Biggest disappointment: The Rahal team. Between yet another disappointing season for Graham, the lack of a full-time seat for Oriol Servia, and the loss of the National Guard sponsorship, this turn-around year turned out to be anything but.

Most heartbreaking moment: Tie, Long Beach and Mid-Ohio for Josef Newgarden. Ryan Hunter-Reay KNEW that Newgarden (on fresh, cold tires) had Long Beach won. That's why he went for the position when he did. Unfortunately, the pass proved optimistic and they wound up in the tires. Mid-Ohio looked like it was in the bag, too, when Newgarden ran over an air hose on a crucial pit stop.

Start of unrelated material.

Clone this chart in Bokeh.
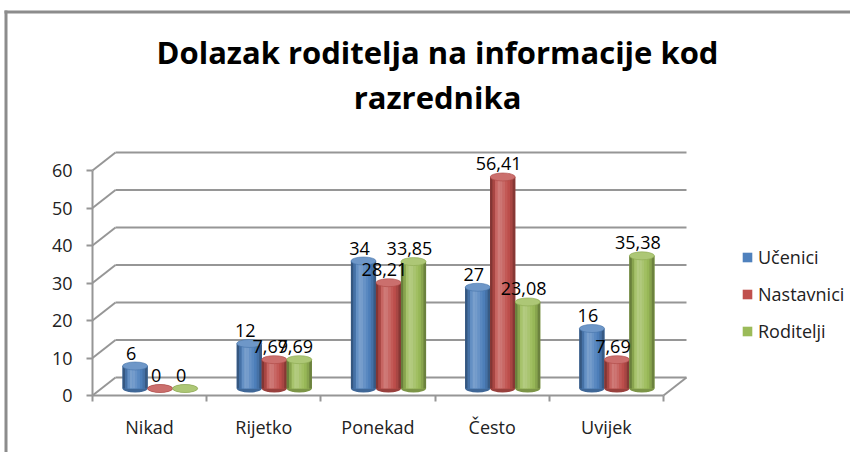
from bokeh.plotting import figure
from bokeh.models import FixedTicker, LinearAxis, Legend, LegendItem, Label, Range1d
from bokeh.embed import file_html
from bokeh.resources import INLINE
from bokeh.core.properties import value

# ---------------- data ----------------
title_line1 = "Dolazak roditelja na informacije kod"
title_line2 = "razrednika"
categories = ["Nikad", "Rijetko", "Ponekad", "Često", "Uvijek"]
series_names = ["Učenici", "Nastavnici", "Roditelji"]
ucenici = [6, 12, 34, 27, 16]
nastavnici = [0, 7.69, 28.21, 56.41, 7.69]
roditelji = [0, 7.69, 33.85, 23.08, 35.38]
y_ticks = [0, 10, 20, 30, 40, 50, 60]
series_colors = ["#4F81BD", "#C0504D", "#9BBB59"]

# ---------------- geometry / style ----------------
W, H = 850, 452
X0, SX = 92, 114.2      # canvas px of category boundary 0, px per category
Y0, SY = 395, 3.75      # canvas px of value 0 (front), px per value unit


def dx(px):
    return (px - X0) / SX


def dy(py):
    return (Y0 - py) / SY


DXB, DYB = 23 / SX, 18 / SY        # back-wall depth offset
DXM, DYM = 10.5 / SX, 7 / SY       # bar (mid-depth) offset
BW = 25 / SX                       # bar width
ELL_H = 8 / SY                     # cylinder cap height
GRID = "#969696"
FONT = "Open Sans"
PROFILE = [-0.32, -0.12, 0.12, 0.24, 0.22, 0.14, 0.06, -0.02, -0.12, -0.30]


def mix(c, t):
    r, g, b = int(c[1:3], 16), int(c[3:5], 16), int(c[5:7], 16)
    if t >= 0:
        r, g, b = r + (255 - r) * t, g + (255 - g) * t, b + (255 - b) * t
    else:
        r, g, b = r * (1 + t), g * (1 + t), b * (1 + t)
    return "#%02x%02x%02x" % (int(r), int(g), int(b))


def fmt(v):
    return str(int(v)) if float(v).is_integer() else f"{v:.2f}".replace(".", ",")


n = len(categories)

p = figure(width=W, height=H, output_backend="svg", toolbar_location=None, title=None,
           x_range=Range1d(dx(0), dx(W)), y_range=Range1d(dy(H), dy(0)),
           x_axis_type=None, y_axis_type=None,
           min_border_left=0, min_border_right=0, min_border_top=0, min_border_bottom=0)
p.outline_line_color = None
p.background_fill_color = "white"
p.border_fill_color = "white"

# chart-area border (left and top edges)
p.quad(left=[dx(4), dx(4)], right=[dx(7), dx(W)], bottom=[dy(H), dy(13)], top=[dy(10), dy(10)],
       fill_color="#8c8c8c", line_color=None)

# title
p.add_layout(Label(x=dx(437), y=dy(51), text=title_line1, text_align="center",
                   text_baseline="alphabetic", text_font=FONT, text_font_size="31px",
                   text_font_style="bold", text_color="#000000"))
p.add_layout(Label(x=dx(437), y=dy(96), text=title_line2, text_align="center",
                   text_baseline="alphabetic", text_font=FONT, text_font_size="31px",
                   text_font_style="bold", text_color="#000000"))

# y axis (front)
yaxis = LinearAxis(ticker=FixedTicker(ticks=y_ticks), bounds=(min(y_ticks), max(y_ticks)),
                   fixed_location=0)
yaxis.axis_line_color = GRID
yaxis.axis_line_width = 2
yaxis.major_tick_out = 6
yaxis.major_tick_in = 0
yaxis.major_tick_line_color = GRID
yaxis.major_tick_line_width = 2
yaxis.minor_tick_line_color = None
yaxis.major_label_standoff = 14
yaxis.major_label_text_font = FONT
yaxis.major_label_text_font_size = "18px"
yaxis.major_label_text_color = "#222222"
p.add_layout(yaxis, "left")

# x axis (front)
centers = [i + 0.5 for i in range(n)]
bounds = list(range(n + 1))
xaxis = LinearAxis(ticker=FixedTicker(ticks=centers, minor_ticks=bounds), bounds=(0, n),
                   fixed_location=0)
xaxis.major_label_overrides = {c: name for c, name in zip(centers, categories)}
xaxis.axis_line_color = GRID
xaxis.axis_line_width = 2
xaxis.major_tick_out = 0
xaxis.major_tick_in = 0
xaxis.major_tick_line_color = None
xaxis.minor_tick_out = 6
xaxis.minor_tick_in = 0
xaxis.minor_tick_line_color = GRID
xaxis.minor_tick_line_width = 2
xaxis.major_label_standoff = 13
xaxis.major_label_text_font = FONT
xaxis.major_label_text_font_size = "18px"
xaxis.major_label_text_color = "#222222"
p.add_layout(xaxis, "below")

# walls / gridlines
m = len(y_ticks)
p.segment(x0=[0] * m, y0=y_ticks, x1=[DXB] * m, y1=[t + DYB for t in y_ticks],
          line_color=GRID, line_width=2)
p.segment(x0=[DXB] * m, y0=[t + DYB for t in y_ticks], x1=[n + DXB] * m,
          y1=[t + DYB for t in y_ticks], line_color=GRID, line_width=2)
p.segment(x0=[n], y0=[y_ticks[0]], x1=[n + DXB], y1=[y_ticks[0] + DYB],
          line_color=GRID, line_width=2)

# cylinders
series = [ucenici, nastavnici, roditelji]
legend_items = []
label_x, label_y, label_t = [], [], []
for s, (name, vals, col) in enumerate(zip(series_names, series, series_colors)):
    xc = [i + 0.5 + (s - 1) * BW + DXM for i in range(n)]
    base = [DYM] * n
    top = [DYM + v for v in vals]
    p.ellipse(x=xc, y=base, width=BW, height=ELL_H, fill_color=mix(col, -0.2), line_color=None)
    body = p.vbar(x=xc, width=BW, bottom=base, top=top, fill_color=col, line_color=None)
    sx, sb, st, sc = [], [], [], []
    k_n = len(PROFILE)
    for k, t in enumerate(PROFILE):
        off = (k + 0.5) / k_n - 0.5
        for i in range(n):
            sx.append(xc[i] + off * BW)
            sb.append(base[i])
            st.append(top[i])
            sc.append(mix(col, t))
    p.vbar(x=sx, width=BW / k_n * 1.1, bottom=sb, top=st, fill_color=sc, line_color=None)
    p.ellipse(x=xc, y=top, width=BW, height=ELL_H, fill_color=mix(col, 0.18),
              line_color=mix(col, -0.1), line_width=0.6)
    legend_items.append(LegendItem(label=name, renderers=[body]))
    label_x += [c - 4 / SX for c in xc]
    label_y += [t + 13 / SY for t in top]
    label_t += [fmt(v) for v in vals]

p.text(x=label_x, y=label_y, text=label_t, text_align="center", text_baseline="alphabetic",
       text_font=value(FONT), text_font_size="18px", text_color="#000000")

legend = Legend(items=legend_items, location=(741, H - 343), orientation="vertical",
                border_line_color=None, background_fill_alpha=0, padding=0, margin=0,
                spacing=13, glyph_width=12, glyph_height=12, label_standoff=5,
                label_height=22, label_text_font=FONT, label_text_font_size="18px",
                label_text_color="#222222")
p.add_layout(legend)

open("out.html", "w").write(file_html(p, INLINE))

Most heart-warming moment (Since I already mentioned Indy twice, I'm not going to say RHR and his son at Indy): Mike Conway validating his own and Ed Carpenter's career choices at Long Beach.

Biggest Comeback: Well, one could say Conway above, Montoya, or Bourdais. What the hell, it's a 3-way tie.

Best possible handling of a bad situation: Toronto. I'm sure the fans in attendance who got no updates will disagree, but I thought Indycar took care of that tricky weekend the best way they could have.

Most impressive rookie: Not to diminish anyone else's accomplishments, but NASCAR bad boy Kurt Busch humbled himself by leaving his comfort zone and learning to play on a new stage. He finished 6th on race day, ahead of guys like Will Power, Tony Kanaan, and Scott Dixon.

All right, I'm going to wrap it up for now. I'll be trying to keep up with demand for blog posts and new T-shirts in the off-season!